Why it Makes Sense to Manage Retention with Privacy and GDPR

Why it Makes Sense to Manage Retention with Privacy and GDPR
Published On May 16, 2018
It is critically important to manage your privacy program and retention programs in an integrated and collaborative manner. Find out why.There is increasing focus on the protection of personal identity information around the world. Over the past two decades, we have seen increasing regulations such as US HIPAA, US GLBA, Canada’s PIPEDA, the EU Data Protection Directive 95/46/EC and others around the world. The latest, most comprehensive, and the one that is the front and center of concern to organizations globally is the EU General Data Protection Regulation 2016/679 (GDPR), which replaces the former directive. While this is an EU regulation, it has a global impact. All organizations – wherever they are in the world – that own or process the personally identifiable information (PII) of EU data subjects must comply with the regulation. It is extra-territorial which means it applies everywhere in the world (so long as an EU data subject PII is involved).
Full compliance for organizations starts May 25, 2018, and applies to any organization that stores, processes or transfers the personal data of EU data subjects. It does not matter if the organization resides in the EU. Fines can be stiff, going as high as €20 million or 4% of global revenues of an organization, whichever is greater.
The regulation defines personal data as, “Personal data is any information related to an individual, whether it relates to his or her private, professional or public life. It can be anything from a name, a photo, an email address, bank details, posts on social networking websites, medical information or a computer’s IP address.”
To be compliant and mitigate the risk of data protection incidents, organizations need to address a range of requirements, such as:
- Establish a data processing officer
- Define and communicate policies and procedures with training
- Document data flows and processes
- Conduct data privacy impact assessments
- Implement, monitor and assess controls
- Prepare for incident response with 72-hour breach notification
- Integrate data privacy by design into business processes
- Ensure third parties are compliant
A critical component across these requirements is the requirements in Article 30 of the GDPR on the controls and responsibilities in keeping records of data processing and the disciplined destruction of personal data that is no longer in use. This requires that organizations have defined data mapping, inventory and controls in data processing to ensure the appropriate disposition of data throughout its lifecycle.
Data retention and destruction under GDPR, and other regulations, require that personal data is only retained for as long as it is minimally necessary. Organizations are to only keep personal data for the time period it is necessary to fulfill the reason for why it is collected and not any longer.
While that seems straightforward, doing this is not easy for organizations. As information use is so pervasive across the organization, it becomes difficult to delete personal data. It goes against natural inclination to save data and leverage it for uses beyond the reason it was initially collected, which is a serious compliance breach of privacy laws.
One alternative that allows for compliance is the ongoing storage of data if it is obscured and anonymized to a point that it no longer identifies the data subject.
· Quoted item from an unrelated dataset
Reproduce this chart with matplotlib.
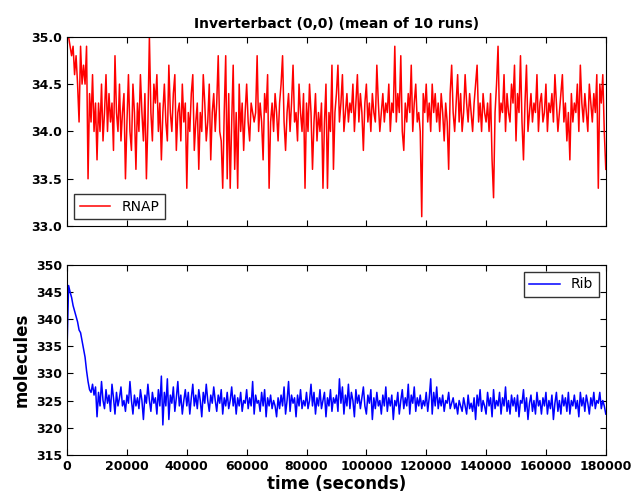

To comply with the law, it requires organizations to define and adhere to data retention and destruction policies that clearly define the use and disposition of personal data throughout its lifecycle. This means that organizations need to ensure that personal data is properly monitored in structured and unstructured data and that destruction of this data, or obscuration, is done at the appropriate time. This is governed by purpose for which the data was originally collected. Once that purpose has been fulfilled, the data must be destroyed.
Addressing these requirements starts with reviewing and updating the organization’s data retention and destruction policies. This is followed by understanding the collection and use of personal data throughout the organization, which is done in the data process mapping requirements of GDPR. From this point, organizations need to ensure processes and controls are in place to guarantee the appropriate use, storage and disposition of this data in adherence to the policies and the law. Additionally, these retention and disposition requirements cross business boundaries and apply to information that is used and shared with third party relationships of the organizations (e.g., vendors, outsourcers, service providers, consultants, contractors, temporary workers).
These are just some of the many reasons why it is a good idea to manage your privacy program and retention programs in an integrated and collaborative manner.